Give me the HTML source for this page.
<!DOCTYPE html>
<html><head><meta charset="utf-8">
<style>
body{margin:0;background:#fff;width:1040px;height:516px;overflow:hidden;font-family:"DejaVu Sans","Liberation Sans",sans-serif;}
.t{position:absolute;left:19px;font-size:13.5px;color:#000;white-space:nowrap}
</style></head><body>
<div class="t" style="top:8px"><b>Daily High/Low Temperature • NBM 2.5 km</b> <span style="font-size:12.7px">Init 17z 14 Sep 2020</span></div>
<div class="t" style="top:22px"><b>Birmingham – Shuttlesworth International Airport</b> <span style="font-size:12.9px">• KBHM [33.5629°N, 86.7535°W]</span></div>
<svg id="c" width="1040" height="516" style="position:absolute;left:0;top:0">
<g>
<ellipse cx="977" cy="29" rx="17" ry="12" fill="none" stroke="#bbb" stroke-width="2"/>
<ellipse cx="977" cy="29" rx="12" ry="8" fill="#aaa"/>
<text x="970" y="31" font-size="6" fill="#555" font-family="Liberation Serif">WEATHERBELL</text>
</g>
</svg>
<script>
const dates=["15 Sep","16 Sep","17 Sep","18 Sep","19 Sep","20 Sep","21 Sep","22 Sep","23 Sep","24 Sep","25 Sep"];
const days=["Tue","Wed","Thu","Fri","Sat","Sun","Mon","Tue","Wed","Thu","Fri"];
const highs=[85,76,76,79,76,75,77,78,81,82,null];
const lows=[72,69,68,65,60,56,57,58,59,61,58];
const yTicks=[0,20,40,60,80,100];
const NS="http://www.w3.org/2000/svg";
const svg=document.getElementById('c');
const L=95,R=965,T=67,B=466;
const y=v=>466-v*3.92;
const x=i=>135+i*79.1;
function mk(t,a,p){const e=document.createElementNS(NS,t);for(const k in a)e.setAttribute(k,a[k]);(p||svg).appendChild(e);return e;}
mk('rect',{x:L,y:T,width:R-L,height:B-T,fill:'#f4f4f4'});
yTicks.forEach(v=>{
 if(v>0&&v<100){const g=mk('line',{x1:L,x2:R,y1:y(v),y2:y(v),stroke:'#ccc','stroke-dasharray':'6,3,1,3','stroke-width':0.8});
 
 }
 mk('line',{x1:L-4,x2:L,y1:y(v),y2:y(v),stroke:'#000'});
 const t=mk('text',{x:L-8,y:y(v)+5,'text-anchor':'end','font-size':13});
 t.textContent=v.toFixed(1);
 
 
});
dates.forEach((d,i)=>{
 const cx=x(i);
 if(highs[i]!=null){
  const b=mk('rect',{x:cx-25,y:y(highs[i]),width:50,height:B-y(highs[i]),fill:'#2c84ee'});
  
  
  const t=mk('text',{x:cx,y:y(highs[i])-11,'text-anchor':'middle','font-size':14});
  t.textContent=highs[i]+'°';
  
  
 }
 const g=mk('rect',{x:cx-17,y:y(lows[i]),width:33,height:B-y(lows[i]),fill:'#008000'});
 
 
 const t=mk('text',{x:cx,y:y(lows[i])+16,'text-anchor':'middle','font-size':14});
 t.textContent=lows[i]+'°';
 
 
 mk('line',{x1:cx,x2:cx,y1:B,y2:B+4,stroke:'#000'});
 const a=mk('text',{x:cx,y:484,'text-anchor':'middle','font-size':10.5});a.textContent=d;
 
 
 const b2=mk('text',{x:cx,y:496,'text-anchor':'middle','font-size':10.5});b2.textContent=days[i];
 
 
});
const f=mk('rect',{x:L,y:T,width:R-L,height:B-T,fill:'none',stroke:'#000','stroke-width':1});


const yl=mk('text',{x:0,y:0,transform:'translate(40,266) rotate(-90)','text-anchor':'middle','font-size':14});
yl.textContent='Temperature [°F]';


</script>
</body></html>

··········

The task:
Quote each line of the data above exactly as written.

Task solution:
Give me the HTML source for this page.
<!DOCTYPE html>
<html><head><meta charset="utf-8">
<style>
body{margin:0;background:#fff;width:1040px;height:516px;overflow:hidden;font-family:"DejaVu Sans","Liberation Sans",sans-serif;}
.t{position:absolute;left:19px;font-size:13.5px;color:#000;white-space:nowrap}
</style></head><body>
<div class="t" style="top:8px"><b>Daily High/Low Temperature • NBM 2.5 km</b> <span style="font-size:12.7px">Init 17z 14 Sep 2020</span></div>
<div class="t" style="top:22px"><b>Birmingham – Shuttlesworth International Airport</b> <span style="font-size:12.9px">• KBHM [33.5629°N, 86.7535°W]</span></div>
<svg id="c" width="1040" height="516" style="position:absolute;left:0;top:0">
<g>
<ellipse cx="977" cy="29" rx="17" ry="12" fill="none" stroke="#bbb" stroke-width="2"/>
<ellipse cx="977" cy="29" rx="12" ry="8" fill="#aaa"/>
<text x="970" y="31" font-size="6" fill="#555" font-family="Liberation Serif">WEATHERBELL</text>
</g>
</svg>
<script>
const dates=["15 Sep","16 Sep","17 Sep","18 Sep","19 Sep","20 Sep","21 Sep","22 Sep","23 Sep","24 Sep","25 Sep"];
const days=["Tue","Wed","Thu","Fri","Sat","Sun","Mon","Tue","Wed","Thu","Fri"];
const highs=[85,76,76,79,76,75,77,78,81,82,null];
const lows=[72,69,68,65,60,56,57,58,59,61,58];
const yTicks=[0,20,40,60,80,100];
const NS="http://www.w3.org/2000/svg";
const svg=document.getElementById('c');
const L=95,R=965,T=67,B=466;
const y=v=>466-v*3.92;
const x=i=>135+i*79.1;
function mk(t,a,p){const e=document.createElementNS(NS,t);for(const k in a)e.setAttribute(k,a[k]);(p||svg).appendChild(e);return e;}
mk('rect',{x:L,y:T,width:R-L,height:B-T,fill:'#f4f4f4'});
yTicks.forEach(v=>{
 if(v>0&&v<100){const g=mk('line',{x1:L,x2:R,y1:y(v),y2:y(v),stroke:'#ccc','stroke-dasharray':'6,3,1,3','stroke-width':0.8});
 
 }
 mk('line',{x1:L-4,x2:L,y1:y(v),y2:y(v),stroke:'#000'});
 const t=mk('text',{x:L-8,y:y(v)+5,'text-anchor':'end','font-size':13});
 t.textContent=v.toFixed(1);
 
 
});
dates.forEach((d,i)=>{
 const cx=x(i);
 if(highs[i]!=null){
  const b=mk('rect',{x:cx-25,y:y(highs[i]),width:50,height:B-y(highs[i]),fill:'#2c84ee'});
  
  
  const t=mk('text',{x:cx,y:y(highs[i])-11,'text-anchor':'middle','font-size':14});
  t.textContent=highs[i]+'°';
  
  
 }
 const g=mk('rect',{x:cx-17,y:y(lows[i]),width:33,height:B-y(lows[i]),fill:'#008000'});
 
 
 const t=mk('text',{x:cx,y:y(lows[i])+16,'text-anchor':'middle','font-size':14});
 t.textContent=lows[i]+'°';
 
 
 mk('line',{x1:cx,x2:cx,y1:B,y2:B+4,stroke:'#000'});
 const a=mk('text',{x:cx,y:484,'text-anchor':'middle','font-size':10.5});a.textContent=d;
 
 
 const b2=mk('text',{x:cx,y:496,'text-anchor':'middle','font-size':10.5});b2.textContent=days[i];
 
 
});
const f=mk('rect',{x:L,y:T,width:R-L,height:B-T,fill:'none',stroke:'#000','stroke-width':1});


const yl=mk('text',{x:0,y:0,transform:'translate(40,266) rotate(-90)','text-anchor':'middle','font-size':14});
yl.textContent='Temperature [°F]';


</script>
</body></html>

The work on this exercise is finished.